5.10 Abnormal Token Usage
Typical symptoms: After sending just a few messages, the token capsule at the top of AI Dock turns red; monthly bills far exceed budget.
30-Second Decision
Settings Panel → AI Engine → Check the "dual-lane" configuration:
- Quick lane is empty → All tasks default to the main model. Create a new Quick entry.
- Quick lane exists but uses the wrong model → Switch to an actually cheaper small model (
gpt-4o-mini,qwen-turbo,doubao-seed-2.0-lite). - Quick lane already configured → Proceed to "Troubleshooting by Scenario" below.
Token Accounting Boundaries in Current Version
| What You See | Actual Behavior |
|---|---|
| Token capsule in top-right corner of AI Dock (current session) | Accurate, real-time at session level |
| Summary shown after a single Run completes in AI Dock | Accurate, cumulative for that Run |
| Cross-session totals / aggregation by tool / daily totals / cost equivalents | Not persisted in current version; resets to zero upon Studio restart |
For strict cost control:
- Short term: Take daily screenshots of the AI Dock token capsule for archiving.
- Long term: Enable billing alerts in your model provider’s console (most reliable, decoupled from Studio).
Troubleshooting by Scenario
-
Quick lane not enabled — Studio implements a dual-lane design: Thinking (deep reasoning) uses models like
claude-sonnet-4orqwen3.6-plus, while Quick (fast tasks) uses lightweight models likegpt-4o-mini,qwen-turbo, ordoubao-seed-2.0-lite. If the Quick lane is empty, even small tasks go through the Thinking lane, causing token usage to surge 5–10×. Simply create a Quick entry in Settings Panel → AI Engine. -
Large files repeatedly uploaded — Attaching long files or screenshots to every message repeatedly loads them into context:
- Use Attachments instead of pasting directly.
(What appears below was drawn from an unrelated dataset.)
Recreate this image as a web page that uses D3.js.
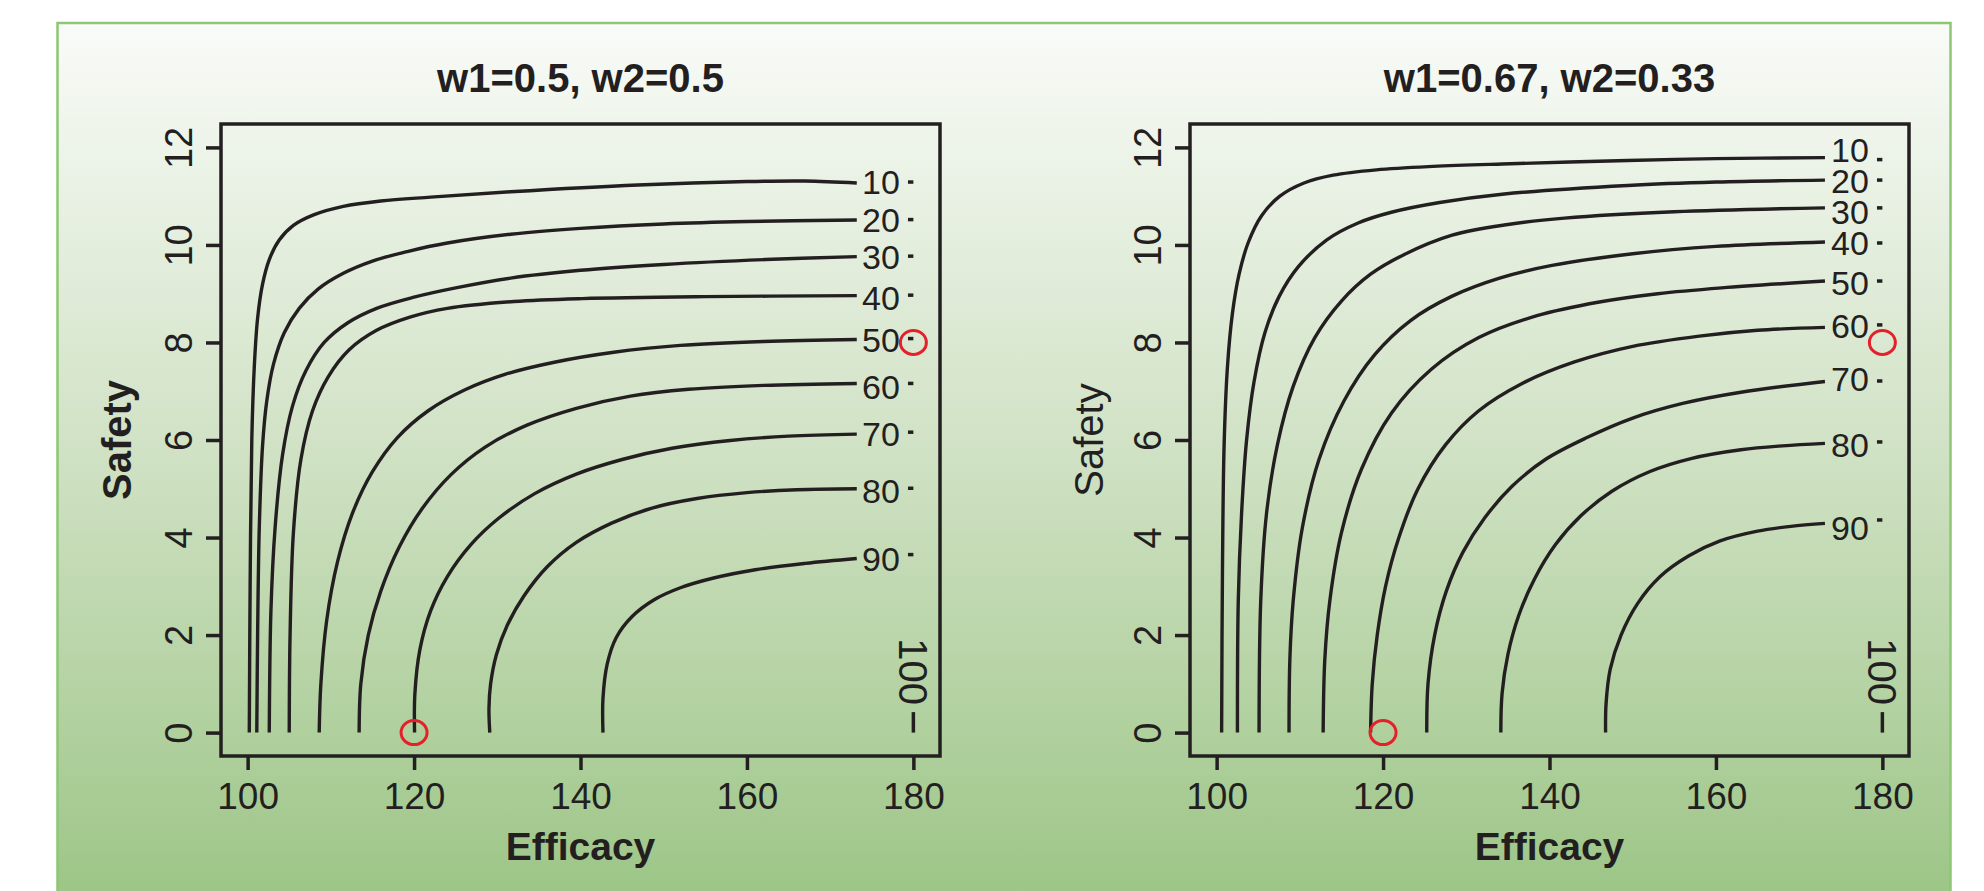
<!DOCTYPE html>
<html>
<head>
<meta charset="utf-8">
<script src="https://cdn.jsdelivr.net/npm/d3@7/dist/d3.min.js"></script>
<style>
    body { margin: 0; background: #ffffff; }
    svg text { font-family: "Liberation Sans", Arial, Helvetica, sans-serif; fill: #231f20; }
</style>
</head>
<body>
<div id="chart"></div>
<script>
//Datos
const titles = ['w1=0.5, w2=0.5', 'w1=0.67, w2=0.33'];
const levels = [10, 20, 30, 40, 50, 60, 70, 80, 90];
const xTicks = [100, 120, 140, 160, 180];
const yTicks = [0, 2, 4, 6, 8, 10, 12];

//Contornos panel izquierdo (eficacia, seguridad)
const left10 = [[100.2,0],[100.3,3],[100.5,6],[100.8,7.5],[101.2,8.5],[101.8,9.2],[102.6,9.7],[103.8,10.1],[105.5,10.4],[108,10.62],[111.5,10.79],[116,10.9],[122,10.98],[131.6,11.09],[146.9,11.23],[160,11.3],[167,11.31],[173.2,11.27]];
const left20 = [[101.1,0],[101.2,2],[101.4,4.2],[101.8,5.9],[102.3,6.8],[103.1,7.55],[104.4,8.2],[106.2,8.7],[108.5,9.1],[111.5,9.42],[115,9.67],[119.3,9.87],[124,10.04],[131.6,10.22],[140,10.34],[150,10.43],[160,10.48],[173.2,10.51]];
const left30 = [[102.6,0],[102.8,2.5],[103.3,4.2],[104.2,5.7],[105.4,6.7],[107,7.42],[109.2,8.0],[112,8.4],[115.5,8.7],[120,8.93],[125,9.12],[131.6,9.32],[140,9.48],[150,9.6],[162.2,9.7],[173.2,9.76]];
const left40 = [[105.0,0],[105.1,2],[105.5,4.1],[106.4,5.6],[107.8,6.6],[109.7,7.3],[112.2,7.85],[115.5,8.25],[119.5,8.52],[124,8.7],[132,8.84],[140.2,8.9],[155,8.94],[173.2,8.96]];
const left50 = [[108.6,0],[108.8,1],[109.5,2.3],[110.8,3.5],[112.6,4.5],[115,5.35],[118,6.05],[121.7,6.6],[126,7.02],[131,7.35],[137,7.6],[144,7.8],[152,7.94],[162,8.02],[173.2,8.06]];
const left60 = [[113.4,0],[113.6,1],[114.5,2],[116,2.9],[118.2,3.8],[121,4.6],[124.5,5.3],[128.5,5.85],[133.5,6.3],[139.5,6.65],[146,6.9],[153,7.04],[162,7.12],[173.2,7.16]];
const left70 = [[120.06,0],[120.1,0.8],[120.7,1.7],[122,2.5],[124,3.2],[126.8,3.85],[130.2,4.4],[134.5,4.9],[139.5,5.3],[145,5.6],[151,5.83],[158,5.99],[165,6.08],[173.2,6.12]];
const left80 = [[129.1,0],[129.0,0.5],[129.2,1],[129.9,1.6],[131.2,2.2],[133.2,2.8],[136,3.4],[139.5,3.9],[143.8,4.3],[148.5,4.6],[154,4.8],[160,4.92],[166,4.98],[173.2,5.0]];
const left90 = [[142.7,0],[142.7,0.7],[143.2,1.4],[144.3,1.95],[146.2,2.38],[148.8,2.72],[152,2.97],[156,3.17],[161,3.34],[167,3.47],[173.2,3.57]];
const leftEdge = [11.29, 10.52, 9.77, 8.97, 8.08, 7.16, 6.16, 5.01, 3.65];
const leftLabelY = [11.3, 10.52, 9.75, 8.92, 8.05, 7.1, 6.12, 4.96, 3.57];

//Contornos panel derecho
const right10 = [[100.6,0],[100.7,3.3],[100.9,5.9],[101.3,7.5],[101.9,8.6],[102.7,9.4],[103.8,10.05],[105.4,10.6],[107.6,11.0],[110.5,11.27],[114,11.43],[119.2,11.54],[126,11.61],[134.3,11.66],[149.4,11.73],[160,11.77],[173.1,11.79]];
const right20 = [[102.5,0],[102.6,2.7],[103.0,4.5],[103.6,6.0],[104.5,7.2],[105.8,8.2],[107.5,8.94],[109.8,9.55],[113.2,10.1],[117,10.45],[121,10.67],[126.8,10.87],[134.3,11.04],[149.4,11.22],[160,11.29],[173.1,11.33]];
const right30 = [[105.1,0],[105.3,2.7],[106.0,4.5],[107.3,5.9],[109.2,7.1],[111.8,8.1],[115.0,8.85],[118.5,9.4],[122.5,9.8],[128.3,10.2],[135,10.42],[141.8,10.55],[155,10.68],[173.1,10.76]];
const right40 = [[108.7,0],[108.8,1.5],[109.2,2.7],[110.3,4.2],[112.3,5.6],[115.3,6.8],[119,7.75],[123.3,8.45],[128.3,8.95],[134,9.32],[140.3,9.58],[150,9.82],[160,9.97],[173.1,10.06]];
const right50 = [[112.8,0],[113.0,1.5],[113.6,2.7],[115.0,4.1],[117.4,5.4],[121,6.55],[125.8,7.45],[131.5,8.1],[138.5,8.55],[146,8.83],[153,9.0],[160.7,9.12],[173.1,9.26]];
const right60 = [[118.5,0],[118.7,1],[119.3,2],[120.3,3],[121.9,4],[124.2,5],[127.5,5.9],[131.5,6.6],[136.6,7.15],[143,7.6],[150,7.92],[158,8.13],[165,8.25],[173.1,8.31]];
const right70 = [[125.25,0],[125.4,1],[126.2,2],[127.6,2.9],[129.6,3.7],[132.2,4.4],[135.5,5.05],[139.5,5.6],[144.5,6.05],[150,6.45],[156,6.75],[163,6.98],[173.1,7.2]];
const right80 = [[134.15,0],[134.3,0.8],[135.0,1.6],[136.3,2.4],[138.2,3.15],[140.7,3.85],[143.8,4.45],[147.5,4.95],[152,5.35],[157,5.62],[163,5.8],[168,5.88],[173.1,5.93]];
const right90 = [[146.74,0],[146.8,0.6],[147.3,1.3],[148.6,2.0],[150.6,2.65],[153.3,3.2],[156.7,3.62],[160.5,3.93],[165,4.13],[169,4.23],[173.1,4.29]];
const rightEdge = [11.75, 11.33, 10.76, 10.04, 9.26, 8.36, 7.21, 5.96, 4.36];
const rightLabelY = [11.95, 11.32, 10.69, 10.05, 9.23, 8.34, 7.25, 5.91, 4.2];

//Contorno 100 (trozo en x=180) y puntos marcados
const contour100 = [[180,0],[180,0.42]];
const label100Y = 1.25;
const markedPoints = [[120,0],[180,8]];

//Colores fijos
const COLOR_INK = '#231f20',
COLOR_RED = '#e4202a',
COLOR_BORDER = '#8cc873';

const panels = [
    { title: titles[0], left: 221, contours: [left10,left20,left30,left40,left50,left60,left70,left80,left90], edge: leftEdge, labelY: leftLabelY, boldY: true, yLabelOff: 90 },
    { title: titles[1], left: 1190, contours: [right10,right20,right30,right40,right50,right60,right70,right80,right90], edge: rightEdge, labelY: rightLabelY, boldY: false, yLabelOff: 87 }
];

let svg = d3.select('#chart')
    .append('svg')
        .attr('width', 1984)
        .attr('height', 891);

//Fondo degradado con borde verde
let defs = svg.append('defs');
let grad = defs.append('linearGradient')
    .attr('id', 'bg')
    .attr('x1', 0).attr('y1', 0).attr('x2', 0).attr('y2', 1);
grad.append('stop').attr('offset', '0%').attr('stop-color', '#f9fbf8');
grad.append('stop').attr('offset', '50%').attr('stop-color', '#cfe1c3');
grad.append('stop').attr('offset', '100%').attr('stop-color', '#9cc586');

svg.append('rect')
    .attr('x', 57.5)
    .attr('y', 23)
    .attr('width', 1893)
    .attr('height', 880)
    .attr('fill', 'url(#bg)')
    .attr('stroke', COLOR_BORDER)
    .attr('stroke-width', 2.5);

const plotTop = 124, width = 719, height = 632;

let x = d3.scaleLinear().domain([96.8, 183.2]).range([0, width]);
let y = d3.scaleLinear().domain([-0.48, 12.48]).range([height, 0]);

let line = d3.line()
    .x(function(d) { return x(d[0]); })
    .y(function(d) { return y(d[1]); })
    .curve(d3.curveCatmullRom.alpha(0.5));

panels.forEach(function(p) {
    let g = svg.append('g')
        .attr('transform', 'translate(' + p.left + ',' + plotTop + ')');

    //Título
    g.append('text')
        .attr('x', width / 2)
        .attr('y', -32)
        .attr('text-anchor', 'middle')
        .style('font-size', '40px')
        .style('font-weight', 'bold')
        .text(p.title);

    //Ejes
    let xAxis = g.append('g')
        .attr('transform', 'translate(0,' + height + ')')
        .call(d3.axisBottom(x).tickValues(xTicks).tickSize(14).tickFormat(d3.format('d')));
    xAxis.select('.domain').remove();
    xAxis.selectAll('.tick line').attr('stroke', COLOR_INK).attr('stroke-width', 3.5);
    xAxis.selectAll('.tick text')
        .attr('y', 53).attr('dy', 0)
        .style('font-size', '37px')
        .style('fill', COLOR_INK);

    let yAxis = g.append('g')
        .call(d3.axisLeft(y).tickValues(yTicks).tickSize(15).tickFormat(d3.format('d')));
    yAxis.select('.domain').remove();
    yAxis.selectAll('.tick line').attr('stroke', COLOR_INK).attr('stroke-width', 3.5);
    yAxis.selectAll('.tick text')
        .attr('transform', 'rotate(-90)')
        .attr('x', 0).attr('y', -29).attr('dy', 0)
        .attr('text-anchor', 'middle')
        .style('font-size', '38px')
        .style('fill', COLOR_INK);

    //Títulos de ejes
    g.append('text')
        .attr('x', width / 2)
        .attr('y', height + 104)
        .attr('text-anchor', 'middle')
        .style('font-size', '39px')
        .style('font-weight', 'bold')
        .text('Efficacy');

    g.append('text')
        .attr('transform', 'translate(' + (-p.yLabelOff) + ',' + (height / 2) + ') rotate(-90)')
        .attr('text-anchor', 'middle')
        .style('font-size', '40px')
        .style('font-weight', p.boldY ? 'bold' : 'normal')
        .text('Safety');

    //Líneas de contorno
    g.selectAll('.contour')
        .data(p.contours)
        .enter()
        .append('path')
        .attr('class', 'contour')
        .attr('fill', 'none')
        .attr('stroke', COLOR_INK)
        .attr('stroke-width', 3.4)
        .attr('d', line);

    //Trozo final de cada contorno en x=180
    g.selectAll('.tail')
        .data(p.edge)
        .enter()
        .append('line')
        .attr('stroke', COLOR_INK)
        .attr('stroke-width', 3.5)
        .attr('x1', x(179.35))
        .attr('x2', x(180))
        .attr('y1', function(d) { return y(d); })
        .attr('y2', function(d) { return y(d); });

    //Etiquetas de nivel
    g.selectAll('.lab')
        .data(levels)
        .enter()
        .append('text')
        .attr('x', x(176.1))
        .attr('y', function(d, i) { return y(p.labelY[i]); })
        .attr('dy', '0.36em')
        .attr('text-anchor', 'middle')
        .style('font-size', '34px')
        .text(function(d) { return d; });

    //Nivel 100
    g.append('path')
        .datum(contour100)
        .attr('fill', 'none')
        .attr('stroke', COLOR_INK)
        .attr('stroke-width', 3.5)
        .attr('d', d3.line().x(function(d) { return x(d[0]); }).y(function(d) { return y(d[1]); }));

    g.append('text')
        .attr('transform', 'translate(' + x(180) + ',' + y(label100Y) + ') rotate(90)')
        .attr('dy', '0.36em')
        .attr('text-anchor', 'middle')
        .style('font-size', '40px')
        .text('100');

    //Caja del gráfico
    g.append('rect')
        .attr('x', 0).attr('y', 0)
        .attr('width', width).attr('height', height)
        .attr('fill', 'none')
        .attr('stroke', COLOR_INK)
        .attr('stroke-width', 3.5);

    //Puntos marcados en rojo
    g.selectAll('.mark')
        .data(markedPoints)
        .enter()
        .append('ellipse')
        .attr('cx', function(d) { return x(d[0]); })
        .attr('cy', function(d) { return y(d[1]); })
        .attr('rx', 13)
        .attr('ry', 12)
        .attr('fill', 'none')
        .attr('stroke', COLOR_RED)
        .attr('stroke-width', 3);
});
</script>
</body>
</html>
- Truncate long logs first (e.g., with
head -200). - Do not manually disable D-Moss’s built-in pruning (automatically compacts context when it reaches 70% of the window size).
-
Single task runs too long continuously — By default, each message allows the model up to 64 consecutive reasoning steps (one step = one model call; tool calls count as well). Increasing this significantly (e.g., to 256) can generate massive token usage from a single message. 64 steps are sufficient for the vast majority of everyday tasks.
Permanent Solutions
- Always configure a Quick lane (choose a "lite"-series model from the four default built-in options).
- Review your model provider’s billing statement every Monday; if it deviates by >20% from the token counts shown in Studio’s capsule, investigate the three scenarios above.